Появляясь в Доме Герцена, в ресторан Алексей Петрович даже и не заглядывал, былой потребности напиться не чувствовал, но знал, что если заглянет, все повторится, и уж тогда-то ему точно из этого омута не выбраться.
Зато через две недели ноги сами принесли его в знакомый переулок. Он потоптался возле обшарпанных парадных дверей, затем решительно вошел в них, стал подниматься по лестнице.
Татьяна Валентиновна встретила его на лестничной площадке, зябко кутаясь в шерстяной платок, молча взяла за руку, повела к своей квартире по темному коридору. Едва закрылась за ними дверь и щелкнула задвижка, как она, расстегнув его пальто, прижалась к его груди, дрожа как в ознобе, лепеча о том, как она его ждала, как увидела в окне, как обрадовалась, и то прижималась мокрым лицом к его щеке, то, жадно целуя его задеревеневшие с мороза губы и холодный подбородок, с надеждой заглядывала в его глаза, и Алексей Петрович, если бы вспомнил свои недавние зароки насчет Татьяны Валентиновны, удивился бы тому, как ему могло придти в голову отказаться от такой прелести и такого подарка судьбы в его довольно скучной и однообразной жизни.
Сталин уперся обеими руками в подлокотники кресла, тяжело поднялся и некоторое время стоял, не двигаясь с места, как бы привыкая к новому положению.

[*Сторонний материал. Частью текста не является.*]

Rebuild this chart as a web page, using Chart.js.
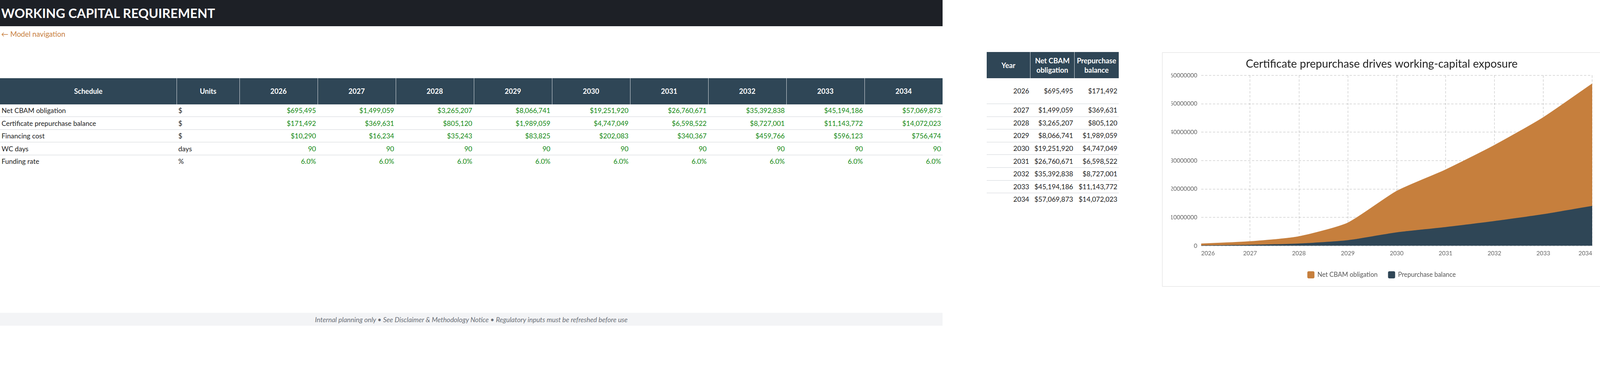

Затем несмело и неловко сделал первый шаг, второй, обошел свой стол и медленно двинулся вдоль стола для заседаний в сторону двери. Он всего пару дней как оправился от гриппа, все еще чувствовал недомогание и сковывающую тяжесть во всем теле, болели ноги, ныла к непогоде левая рука.
Лаврентий Павлович Берия, лишь недавно назначенный наркомом внутренних дел вместо Николая Ивановича Ежова, искоса следил за Сталиным, оставаясь сидеть за столом. Он отметил и болезненную неуверенность вождя, и его желание скрыть это за намеренной медлительностью движений.

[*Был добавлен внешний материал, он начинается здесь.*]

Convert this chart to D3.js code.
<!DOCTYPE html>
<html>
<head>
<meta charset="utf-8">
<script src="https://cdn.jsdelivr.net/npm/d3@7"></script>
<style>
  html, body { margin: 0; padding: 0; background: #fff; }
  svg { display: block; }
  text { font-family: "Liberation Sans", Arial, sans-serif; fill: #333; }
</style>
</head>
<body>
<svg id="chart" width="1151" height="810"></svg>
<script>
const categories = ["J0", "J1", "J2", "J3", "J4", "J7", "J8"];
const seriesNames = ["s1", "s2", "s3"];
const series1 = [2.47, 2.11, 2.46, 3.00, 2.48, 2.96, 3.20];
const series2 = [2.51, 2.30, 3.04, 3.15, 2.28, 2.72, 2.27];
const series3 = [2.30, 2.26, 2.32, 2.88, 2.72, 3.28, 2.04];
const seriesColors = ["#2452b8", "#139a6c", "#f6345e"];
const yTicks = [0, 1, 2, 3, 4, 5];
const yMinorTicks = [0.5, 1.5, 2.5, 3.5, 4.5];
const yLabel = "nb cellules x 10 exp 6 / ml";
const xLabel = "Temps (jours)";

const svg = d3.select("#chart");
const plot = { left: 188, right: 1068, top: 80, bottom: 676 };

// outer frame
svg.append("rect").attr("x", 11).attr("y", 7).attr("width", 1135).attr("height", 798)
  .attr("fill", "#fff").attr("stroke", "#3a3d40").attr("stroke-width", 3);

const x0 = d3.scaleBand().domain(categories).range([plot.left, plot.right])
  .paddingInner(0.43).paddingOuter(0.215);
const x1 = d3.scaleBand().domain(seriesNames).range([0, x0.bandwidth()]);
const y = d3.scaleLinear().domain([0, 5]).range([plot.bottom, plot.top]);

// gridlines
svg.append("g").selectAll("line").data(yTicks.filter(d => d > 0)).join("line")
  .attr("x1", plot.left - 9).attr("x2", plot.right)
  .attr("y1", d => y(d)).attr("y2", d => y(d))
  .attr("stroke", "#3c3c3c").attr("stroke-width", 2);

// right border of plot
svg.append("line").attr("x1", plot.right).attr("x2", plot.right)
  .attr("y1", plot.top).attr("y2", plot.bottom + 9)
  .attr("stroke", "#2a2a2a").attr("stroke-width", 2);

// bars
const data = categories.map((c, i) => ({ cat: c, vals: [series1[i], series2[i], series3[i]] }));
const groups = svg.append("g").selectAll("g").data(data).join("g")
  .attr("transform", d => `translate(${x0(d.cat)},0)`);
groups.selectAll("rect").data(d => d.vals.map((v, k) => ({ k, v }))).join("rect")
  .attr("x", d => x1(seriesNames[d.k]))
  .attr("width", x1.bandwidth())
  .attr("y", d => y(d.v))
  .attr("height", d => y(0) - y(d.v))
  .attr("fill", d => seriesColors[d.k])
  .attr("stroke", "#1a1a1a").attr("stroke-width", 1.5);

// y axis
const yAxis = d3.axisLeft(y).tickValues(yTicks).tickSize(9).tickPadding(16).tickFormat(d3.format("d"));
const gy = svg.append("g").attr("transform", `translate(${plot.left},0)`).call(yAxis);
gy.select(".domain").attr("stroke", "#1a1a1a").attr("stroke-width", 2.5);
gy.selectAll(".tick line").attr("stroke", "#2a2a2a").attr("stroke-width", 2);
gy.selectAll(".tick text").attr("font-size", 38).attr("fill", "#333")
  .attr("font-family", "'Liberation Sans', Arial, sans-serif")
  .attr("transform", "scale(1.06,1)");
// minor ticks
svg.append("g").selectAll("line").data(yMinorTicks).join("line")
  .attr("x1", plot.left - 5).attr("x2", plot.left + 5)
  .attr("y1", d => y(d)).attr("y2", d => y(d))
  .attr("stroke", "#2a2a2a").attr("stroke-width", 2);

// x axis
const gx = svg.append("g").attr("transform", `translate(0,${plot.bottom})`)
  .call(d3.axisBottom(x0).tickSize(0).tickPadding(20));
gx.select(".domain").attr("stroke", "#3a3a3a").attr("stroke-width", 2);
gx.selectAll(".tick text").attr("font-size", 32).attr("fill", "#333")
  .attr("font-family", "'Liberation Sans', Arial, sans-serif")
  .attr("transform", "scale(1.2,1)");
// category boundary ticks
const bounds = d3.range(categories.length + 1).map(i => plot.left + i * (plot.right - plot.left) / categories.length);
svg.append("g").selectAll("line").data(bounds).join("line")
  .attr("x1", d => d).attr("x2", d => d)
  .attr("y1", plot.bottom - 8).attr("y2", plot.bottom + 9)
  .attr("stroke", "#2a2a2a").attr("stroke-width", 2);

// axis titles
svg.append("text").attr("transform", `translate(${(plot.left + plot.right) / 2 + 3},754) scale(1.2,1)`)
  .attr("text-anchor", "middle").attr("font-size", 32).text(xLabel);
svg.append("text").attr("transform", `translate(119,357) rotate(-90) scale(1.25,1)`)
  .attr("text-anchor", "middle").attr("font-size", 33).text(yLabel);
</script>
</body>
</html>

«В этом году ему стукнет шестьдесят, — подумал Берия, — а седины в волосах почти не заметно. Лет десять протянет еще, если не больше: грузины — они живучие».
Блики света от настольной лампы в пенсне Берии скрадывали выражение его глаз, и Сталин, считавший, что именно по глазам он может определить истинные мысли и настроение своего собеседника, решил сменить позицию, чтобы, с одной стороны, видеть глаза Берии, с другой, не показывать ему своих.